**Exercise**
Tally the lines holding the string "this" and reply with that number alone.

[start of Material for the task]

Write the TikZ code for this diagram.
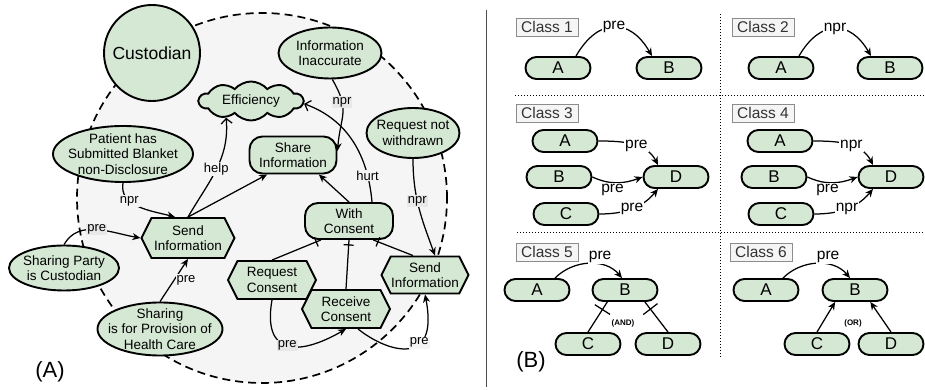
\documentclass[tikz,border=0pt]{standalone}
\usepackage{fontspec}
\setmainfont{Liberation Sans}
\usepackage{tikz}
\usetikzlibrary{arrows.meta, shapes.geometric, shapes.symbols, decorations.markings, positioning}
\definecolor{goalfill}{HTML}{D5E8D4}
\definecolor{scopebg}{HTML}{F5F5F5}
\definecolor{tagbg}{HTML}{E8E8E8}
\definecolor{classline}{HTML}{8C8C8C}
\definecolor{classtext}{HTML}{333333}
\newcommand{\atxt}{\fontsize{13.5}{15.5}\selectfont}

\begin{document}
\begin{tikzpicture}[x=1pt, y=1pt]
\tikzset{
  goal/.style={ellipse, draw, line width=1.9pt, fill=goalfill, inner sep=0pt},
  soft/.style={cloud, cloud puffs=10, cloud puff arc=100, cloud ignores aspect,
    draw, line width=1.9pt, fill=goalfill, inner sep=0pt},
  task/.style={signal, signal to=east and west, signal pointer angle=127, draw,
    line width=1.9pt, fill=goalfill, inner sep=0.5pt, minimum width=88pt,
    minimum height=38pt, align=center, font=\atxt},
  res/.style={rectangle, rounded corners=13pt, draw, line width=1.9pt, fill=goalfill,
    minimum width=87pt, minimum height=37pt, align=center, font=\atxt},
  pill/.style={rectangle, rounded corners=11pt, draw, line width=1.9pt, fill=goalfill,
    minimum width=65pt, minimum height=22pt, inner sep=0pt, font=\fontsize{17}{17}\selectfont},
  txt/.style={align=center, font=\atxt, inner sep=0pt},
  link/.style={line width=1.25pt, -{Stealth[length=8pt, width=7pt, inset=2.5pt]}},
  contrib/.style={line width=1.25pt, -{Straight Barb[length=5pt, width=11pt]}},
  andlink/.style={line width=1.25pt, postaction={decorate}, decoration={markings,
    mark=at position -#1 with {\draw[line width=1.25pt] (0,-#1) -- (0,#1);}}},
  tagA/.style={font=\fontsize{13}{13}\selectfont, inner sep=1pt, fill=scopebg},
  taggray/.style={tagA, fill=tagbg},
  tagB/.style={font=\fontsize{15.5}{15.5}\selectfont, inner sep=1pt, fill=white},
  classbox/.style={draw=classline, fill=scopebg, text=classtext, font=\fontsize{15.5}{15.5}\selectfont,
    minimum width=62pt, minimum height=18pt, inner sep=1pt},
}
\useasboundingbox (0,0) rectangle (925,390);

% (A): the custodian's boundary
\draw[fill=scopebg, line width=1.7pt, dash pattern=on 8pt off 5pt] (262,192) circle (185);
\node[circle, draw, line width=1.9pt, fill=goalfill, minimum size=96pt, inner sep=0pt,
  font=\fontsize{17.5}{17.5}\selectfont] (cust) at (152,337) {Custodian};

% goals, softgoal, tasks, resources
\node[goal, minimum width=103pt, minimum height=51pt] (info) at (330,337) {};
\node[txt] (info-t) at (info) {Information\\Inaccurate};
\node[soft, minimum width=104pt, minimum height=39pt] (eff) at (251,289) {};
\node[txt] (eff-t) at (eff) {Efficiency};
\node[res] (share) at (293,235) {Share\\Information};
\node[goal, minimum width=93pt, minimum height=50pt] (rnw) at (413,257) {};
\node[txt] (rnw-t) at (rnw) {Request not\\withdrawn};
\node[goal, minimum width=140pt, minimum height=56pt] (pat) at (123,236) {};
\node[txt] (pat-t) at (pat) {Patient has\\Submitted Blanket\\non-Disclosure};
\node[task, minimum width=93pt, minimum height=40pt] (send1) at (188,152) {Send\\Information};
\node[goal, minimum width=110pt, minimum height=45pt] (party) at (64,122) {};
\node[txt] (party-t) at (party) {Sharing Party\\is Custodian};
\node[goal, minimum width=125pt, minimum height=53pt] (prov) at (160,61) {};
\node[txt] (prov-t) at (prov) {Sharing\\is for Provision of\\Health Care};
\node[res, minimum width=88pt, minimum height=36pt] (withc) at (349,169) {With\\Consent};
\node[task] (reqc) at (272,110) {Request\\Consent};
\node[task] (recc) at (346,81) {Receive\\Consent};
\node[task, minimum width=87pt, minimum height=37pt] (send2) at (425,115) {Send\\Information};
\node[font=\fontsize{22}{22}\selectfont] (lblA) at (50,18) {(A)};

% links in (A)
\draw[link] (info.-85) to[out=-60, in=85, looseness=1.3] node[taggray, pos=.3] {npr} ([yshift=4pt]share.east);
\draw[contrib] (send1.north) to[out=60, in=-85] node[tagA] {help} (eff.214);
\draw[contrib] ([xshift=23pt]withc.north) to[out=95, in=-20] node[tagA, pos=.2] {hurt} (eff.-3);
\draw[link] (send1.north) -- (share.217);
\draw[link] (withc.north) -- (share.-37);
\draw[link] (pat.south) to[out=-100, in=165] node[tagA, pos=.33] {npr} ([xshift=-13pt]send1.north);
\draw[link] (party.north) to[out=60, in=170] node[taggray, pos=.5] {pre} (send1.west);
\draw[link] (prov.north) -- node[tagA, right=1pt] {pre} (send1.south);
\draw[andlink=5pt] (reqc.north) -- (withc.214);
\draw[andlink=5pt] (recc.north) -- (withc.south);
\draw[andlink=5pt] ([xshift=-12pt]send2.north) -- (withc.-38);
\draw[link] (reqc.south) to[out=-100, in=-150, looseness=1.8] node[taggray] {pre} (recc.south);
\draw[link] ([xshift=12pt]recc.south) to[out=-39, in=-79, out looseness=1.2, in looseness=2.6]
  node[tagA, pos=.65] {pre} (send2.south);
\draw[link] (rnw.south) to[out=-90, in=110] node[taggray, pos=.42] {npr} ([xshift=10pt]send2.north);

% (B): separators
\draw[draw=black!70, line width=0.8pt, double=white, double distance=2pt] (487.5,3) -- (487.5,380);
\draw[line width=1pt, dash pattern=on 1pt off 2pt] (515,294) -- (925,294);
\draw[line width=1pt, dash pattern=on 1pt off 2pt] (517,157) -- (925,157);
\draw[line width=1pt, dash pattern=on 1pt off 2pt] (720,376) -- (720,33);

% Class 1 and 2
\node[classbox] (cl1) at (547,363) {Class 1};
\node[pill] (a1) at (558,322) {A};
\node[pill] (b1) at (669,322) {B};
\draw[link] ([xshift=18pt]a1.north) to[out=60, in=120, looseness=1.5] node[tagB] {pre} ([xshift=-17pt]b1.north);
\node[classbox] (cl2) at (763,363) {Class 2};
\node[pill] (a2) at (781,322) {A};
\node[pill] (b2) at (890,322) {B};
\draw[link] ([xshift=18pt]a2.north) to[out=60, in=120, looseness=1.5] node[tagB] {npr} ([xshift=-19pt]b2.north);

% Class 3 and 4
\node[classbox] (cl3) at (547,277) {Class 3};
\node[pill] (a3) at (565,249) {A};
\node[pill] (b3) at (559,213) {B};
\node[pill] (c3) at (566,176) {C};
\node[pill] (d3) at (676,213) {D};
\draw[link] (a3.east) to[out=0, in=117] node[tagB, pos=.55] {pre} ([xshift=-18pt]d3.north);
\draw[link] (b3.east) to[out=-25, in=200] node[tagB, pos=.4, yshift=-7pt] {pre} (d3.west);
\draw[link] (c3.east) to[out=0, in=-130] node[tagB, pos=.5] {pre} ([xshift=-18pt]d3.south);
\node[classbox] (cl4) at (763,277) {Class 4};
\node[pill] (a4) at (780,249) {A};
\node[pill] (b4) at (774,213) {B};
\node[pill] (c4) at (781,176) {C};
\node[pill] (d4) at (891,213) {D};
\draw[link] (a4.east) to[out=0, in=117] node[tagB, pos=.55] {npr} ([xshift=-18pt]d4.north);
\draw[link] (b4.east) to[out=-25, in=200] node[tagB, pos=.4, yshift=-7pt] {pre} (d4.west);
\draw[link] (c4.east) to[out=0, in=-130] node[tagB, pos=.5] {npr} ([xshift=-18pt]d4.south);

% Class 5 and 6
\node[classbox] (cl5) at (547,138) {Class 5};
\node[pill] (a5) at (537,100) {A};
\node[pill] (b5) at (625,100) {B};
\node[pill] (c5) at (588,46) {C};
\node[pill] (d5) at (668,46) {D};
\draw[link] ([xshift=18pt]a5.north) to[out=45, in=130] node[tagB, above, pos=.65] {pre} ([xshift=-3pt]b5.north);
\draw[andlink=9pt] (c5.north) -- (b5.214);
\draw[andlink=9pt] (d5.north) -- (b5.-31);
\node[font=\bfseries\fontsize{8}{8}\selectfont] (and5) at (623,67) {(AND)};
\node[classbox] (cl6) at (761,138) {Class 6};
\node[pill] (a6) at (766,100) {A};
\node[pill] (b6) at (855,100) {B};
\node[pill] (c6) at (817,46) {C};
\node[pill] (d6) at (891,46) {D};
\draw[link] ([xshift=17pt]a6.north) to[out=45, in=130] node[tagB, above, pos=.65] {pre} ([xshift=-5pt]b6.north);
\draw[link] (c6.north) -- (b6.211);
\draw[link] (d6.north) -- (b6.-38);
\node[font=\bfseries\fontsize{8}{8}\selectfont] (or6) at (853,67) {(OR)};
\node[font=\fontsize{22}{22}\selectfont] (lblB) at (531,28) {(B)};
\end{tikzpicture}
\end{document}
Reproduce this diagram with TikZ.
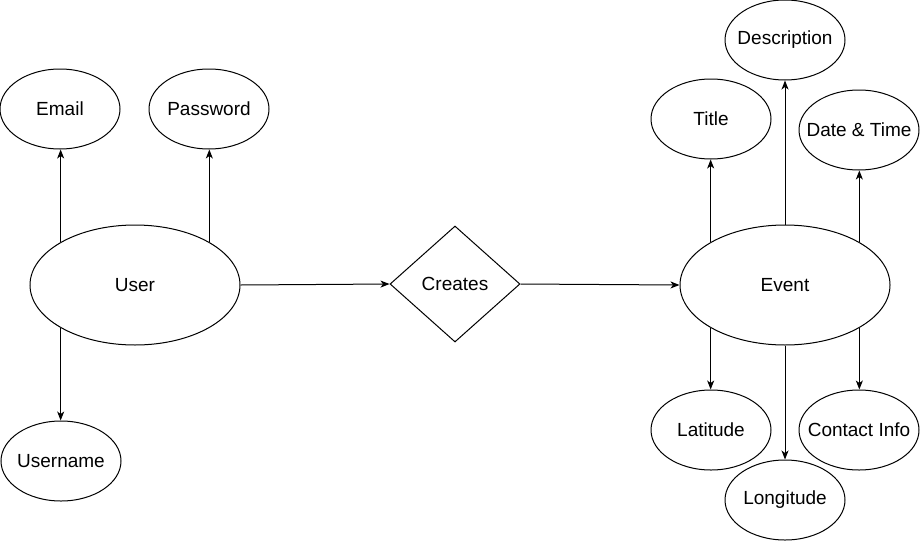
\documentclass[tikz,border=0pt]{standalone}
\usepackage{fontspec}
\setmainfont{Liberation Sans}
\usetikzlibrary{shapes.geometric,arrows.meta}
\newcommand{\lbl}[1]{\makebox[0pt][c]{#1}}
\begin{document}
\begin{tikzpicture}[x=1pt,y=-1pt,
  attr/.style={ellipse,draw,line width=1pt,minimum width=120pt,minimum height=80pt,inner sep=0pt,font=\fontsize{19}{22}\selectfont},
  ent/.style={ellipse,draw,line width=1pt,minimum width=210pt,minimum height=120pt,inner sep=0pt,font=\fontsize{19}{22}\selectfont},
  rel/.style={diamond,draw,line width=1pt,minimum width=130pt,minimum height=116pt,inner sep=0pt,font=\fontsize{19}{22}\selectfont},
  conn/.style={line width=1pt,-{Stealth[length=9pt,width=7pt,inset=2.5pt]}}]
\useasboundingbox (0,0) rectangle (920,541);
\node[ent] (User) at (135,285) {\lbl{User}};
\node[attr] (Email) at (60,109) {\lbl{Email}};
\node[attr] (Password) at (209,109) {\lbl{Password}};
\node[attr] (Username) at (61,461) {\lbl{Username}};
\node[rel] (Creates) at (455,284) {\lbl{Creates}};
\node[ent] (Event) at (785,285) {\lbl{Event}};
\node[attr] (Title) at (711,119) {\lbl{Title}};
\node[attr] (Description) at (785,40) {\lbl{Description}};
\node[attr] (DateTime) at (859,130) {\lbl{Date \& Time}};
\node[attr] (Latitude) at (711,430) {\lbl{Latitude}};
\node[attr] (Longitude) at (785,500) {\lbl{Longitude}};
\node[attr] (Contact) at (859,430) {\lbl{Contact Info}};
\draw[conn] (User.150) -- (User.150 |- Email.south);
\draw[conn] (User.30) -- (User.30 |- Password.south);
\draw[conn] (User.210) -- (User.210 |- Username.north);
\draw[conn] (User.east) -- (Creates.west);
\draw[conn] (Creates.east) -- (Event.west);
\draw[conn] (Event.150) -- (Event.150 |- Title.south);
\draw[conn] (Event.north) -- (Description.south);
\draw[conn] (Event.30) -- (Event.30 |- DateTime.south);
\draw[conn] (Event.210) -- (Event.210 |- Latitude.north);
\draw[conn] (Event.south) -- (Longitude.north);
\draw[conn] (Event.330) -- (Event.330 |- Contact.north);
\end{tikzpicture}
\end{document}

[end of Material for the task]

**Exercise solution**
2